Repeat all of the material below exactly as written, images excluded.

# Given information start

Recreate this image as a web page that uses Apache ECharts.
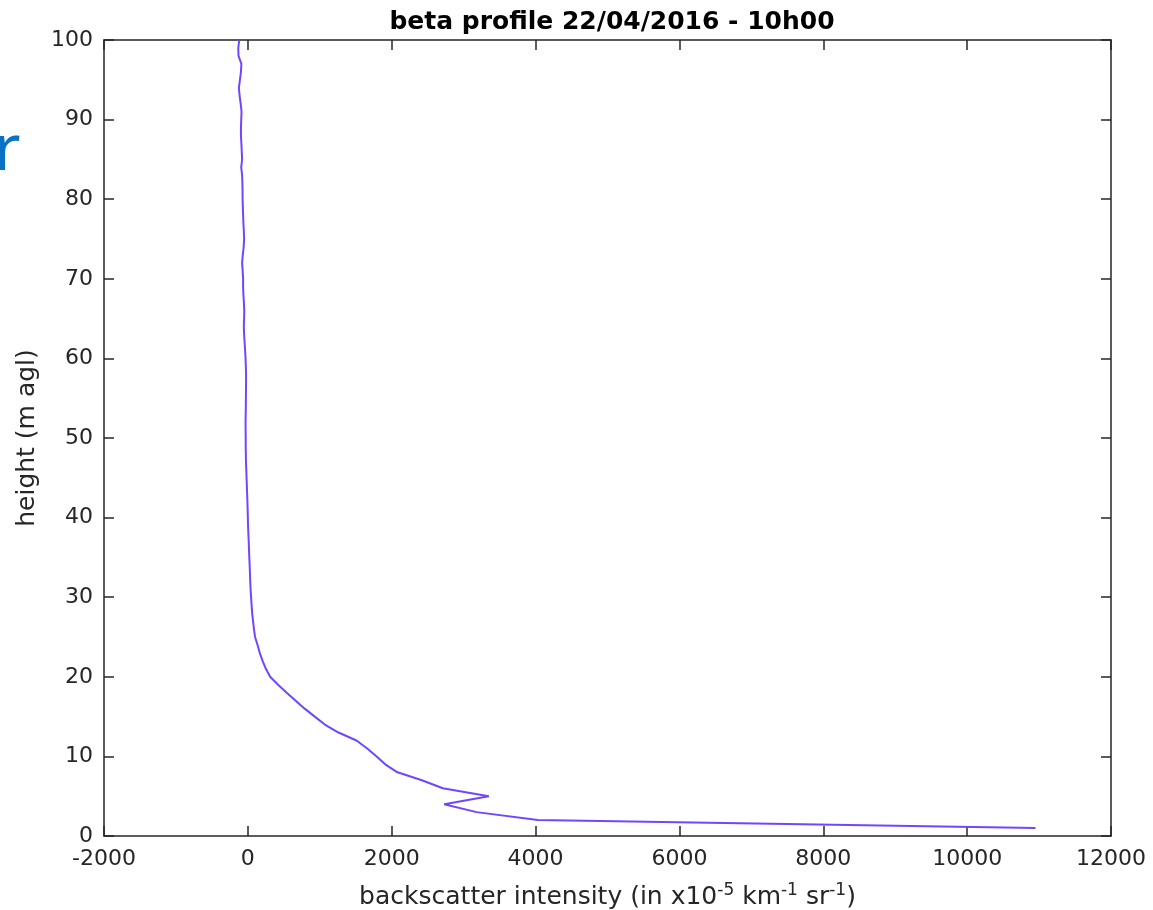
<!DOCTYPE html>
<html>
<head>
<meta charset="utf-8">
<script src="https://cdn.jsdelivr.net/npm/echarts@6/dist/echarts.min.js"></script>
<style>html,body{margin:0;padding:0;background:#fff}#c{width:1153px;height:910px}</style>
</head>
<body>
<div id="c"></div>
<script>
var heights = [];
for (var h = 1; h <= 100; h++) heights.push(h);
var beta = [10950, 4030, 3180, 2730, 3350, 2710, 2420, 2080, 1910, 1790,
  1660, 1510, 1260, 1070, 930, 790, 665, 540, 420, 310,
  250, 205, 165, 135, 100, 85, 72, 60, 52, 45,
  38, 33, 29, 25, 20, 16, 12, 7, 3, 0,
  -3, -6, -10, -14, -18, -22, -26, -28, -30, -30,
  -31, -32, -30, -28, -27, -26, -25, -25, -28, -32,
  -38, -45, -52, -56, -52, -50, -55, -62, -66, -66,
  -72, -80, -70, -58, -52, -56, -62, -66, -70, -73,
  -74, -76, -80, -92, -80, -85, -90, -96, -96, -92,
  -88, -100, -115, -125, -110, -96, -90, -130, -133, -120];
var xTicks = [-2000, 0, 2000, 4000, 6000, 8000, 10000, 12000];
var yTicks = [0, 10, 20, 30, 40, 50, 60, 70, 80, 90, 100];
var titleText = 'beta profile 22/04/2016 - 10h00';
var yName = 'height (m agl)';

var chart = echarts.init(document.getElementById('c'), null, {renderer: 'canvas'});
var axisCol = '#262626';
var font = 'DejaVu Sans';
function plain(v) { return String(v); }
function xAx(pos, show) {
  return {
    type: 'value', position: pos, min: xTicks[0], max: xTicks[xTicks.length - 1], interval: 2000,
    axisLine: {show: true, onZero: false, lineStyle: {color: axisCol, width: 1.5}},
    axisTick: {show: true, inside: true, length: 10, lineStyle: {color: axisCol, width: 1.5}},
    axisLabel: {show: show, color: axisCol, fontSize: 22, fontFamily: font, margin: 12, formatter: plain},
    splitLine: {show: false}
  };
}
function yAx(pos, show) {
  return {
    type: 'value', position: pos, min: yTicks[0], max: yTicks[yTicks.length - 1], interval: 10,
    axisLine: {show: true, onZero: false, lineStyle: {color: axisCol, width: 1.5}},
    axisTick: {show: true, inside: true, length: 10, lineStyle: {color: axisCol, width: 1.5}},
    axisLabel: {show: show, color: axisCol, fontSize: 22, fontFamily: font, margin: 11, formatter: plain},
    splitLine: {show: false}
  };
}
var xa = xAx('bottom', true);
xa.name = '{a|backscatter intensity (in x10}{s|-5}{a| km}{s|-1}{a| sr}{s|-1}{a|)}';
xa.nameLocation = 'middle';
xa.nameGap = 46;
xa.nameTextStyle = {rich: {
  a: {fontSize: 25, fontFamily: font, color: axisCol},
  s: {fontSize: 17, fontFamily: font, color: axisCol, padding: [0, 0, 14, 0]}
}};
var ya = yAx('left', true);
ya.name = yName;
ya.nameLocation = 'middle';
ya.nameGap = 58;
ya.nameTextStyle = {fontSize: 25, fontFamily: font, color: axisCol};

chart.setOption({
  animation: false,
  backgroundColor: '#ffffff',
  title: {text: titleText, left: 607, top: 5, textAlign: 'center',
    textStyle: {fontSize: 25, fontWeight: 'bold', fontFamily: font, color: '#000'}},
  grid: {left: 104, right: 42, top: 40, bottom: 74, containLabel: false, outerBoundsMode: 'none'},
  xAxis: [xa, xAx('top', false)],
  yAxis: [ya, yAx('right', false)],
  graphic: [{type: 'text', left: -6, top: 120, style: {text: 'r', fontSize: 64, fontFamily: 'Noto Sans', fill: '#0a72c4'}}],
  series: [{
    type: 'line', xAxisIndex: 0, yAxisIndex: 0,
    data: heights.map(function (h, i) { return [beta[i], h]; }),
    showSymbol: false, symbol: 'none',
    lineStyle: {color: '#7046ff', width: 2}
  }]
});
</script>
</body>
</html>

# Given information end

Final result:
Recreate this image as a web page that uses Apache ECharts.
<!DOCTYPE html>
<html>
<head>
<meta charset="utf-8">
<script src="https://cdn.jsdelivr.net/npm/echarts@6/dist/echarts.min.js"></script>
<style>html,body{margin:0;padding:0;background:#fff}#c{width:1153px;height:910px}</style>
</head>
<body>
<div id="c"></div>
<script>
var heights = [];
for (var h = 1; h <= 100; h++) heights.push(h);
var beta = [10950, 4030, 3180, 2730, 3350, 2710, 2420, 2080, 1910, 1790,
  1660, 1510, 1260, 1070, 930, 790, 665, 540, 420, 310,
  250, 205, 165, 135, 100, 85, 72, 60, 52, 45,
  38, 33, 29, 25, 20, 16, 12, 7, 3, 0,
  -3, -6, -10, -14, -18, -22, -26, -28, -30, -30,
  -31, -32, -30, -28, -27, -26, -25, -25, -28, -32,
  -38, -45, -52, -56, -52, -50, -55, -62, -66, -66,
  -72, -80, -70, -58, -52, -56, -62, -66, -70, -73,
  -74, -76, -80, -92, -80, -85, -90, -96, -96, -92,
  -88, -100, -115, -125, -110, -96, -90, -130, -133, -120];
var xTicks = [-2000, 0, 2000, 4000, 6000, 8000, 10000, 12000];
var yTicks = [0, 10, 20, 30, 40, 50, 60, 70, 80, 90, 100];
var titleText = 'beta profile 22/04/2016 - 10h00';
var yName = 'height (m agl)';

var chart = echarts.init(document.getElementById('c'), null, {renderer: 'canvas'});
var axisCol = '#262626';
var font = 'DejaVu Sans';
function plain(v) { return String(v); }
function xAx(pos, show) {
  return {
    type: 'value', position: pos, min: xTicks[0], max: xTicks[xTicks.length - 1], interval: 2000,
    axisLine: {show: true, onZero: false, lineStyle: {color: axisCol, width: 1.5}},
    axisTick: {show: true, inside: true, length: 10, lineStyle: {color: axisCol, width: 1.5}},
    axisLabel: {show: show, color: axisCol, fontSize: 22, fontFamily: font, margin: 12, formatter: plain},
    splitLine: {show: false}
  };
}
function yAx(pos, show) {
  return {
    type: 'value', position: pos, min: yTicks[0], max: yTicks[yTicks.length - 1], interval: 10,
    axisLine: {show: true, onZero: false, lineStyle: {color: axisCol, width: 1.5}},
    axisTick: {show: true, inside: true, length: 10, lineStyle: {color: axisCol, width: 1.5}},
    axisLabel: {show: show, color: axisCol, fontSize: 22, fontFamily: font, margin: 11, formatter: plain},
    splitLine: {show: false}
  };
}
var xa = xAx('bottom', true);
xa.name = '{a|backscatter intensity (in x10}{s|-5}{a| km}{s|-1}{a| sr}{s|-1}{a|)}';
xa.nameLocation = 'middle';
xa.nameGap = 46;
xa.nameTextStyle = {rich: {
  a: {fontSize: 25, fontFamily: font, color: axisCol},
  s: {fontSize: 17, fontFamily: font, color: axisCol, padding: [0, 0, 14, 0]}
}};
var ya = yAx('left', true);
ya.name = yName;
ya.nameLocation = 'middle';
ya.nameGap = 58;
ya.nameTextStyle = {fontSize: 25, fontFamily: font, color: axisCol};

chart.setOption({
  animation: false,
  backgroundColor: '#ffffff',
  title: {text: titleText, left: 607, top: 5, textAlign: 'center',
    textStyle: {fontSize: 25, fontWeight: 'bold', fontFamily: font, color: '#000'}},
  grid: {left: 104, right: 42, top: 40, bottom: 74, containLabel: false, outerBoundsMode: 'none'},
  xAxis: [xa, xAx('top', false)],
  yAxis: [ya, yAx('right', false)],
  graphic: [{type: 'text', left: -6, top: 120, style: {text: 'r', fontSize: 64, fontFamily: 'Noto Sans', fill: '#0a72c4'}}],
  series: [{
    type: 'line', xAxisIndex: 0, yAxisIndex: 0,
    data: heights.map(function (h, i) { return [beta[i], h]; }),
    showSymbol: false, symbol: 'none',
    lineStyle: {color: '#7046ff', width: 2}
  }]
});
</script>
</body>
</html>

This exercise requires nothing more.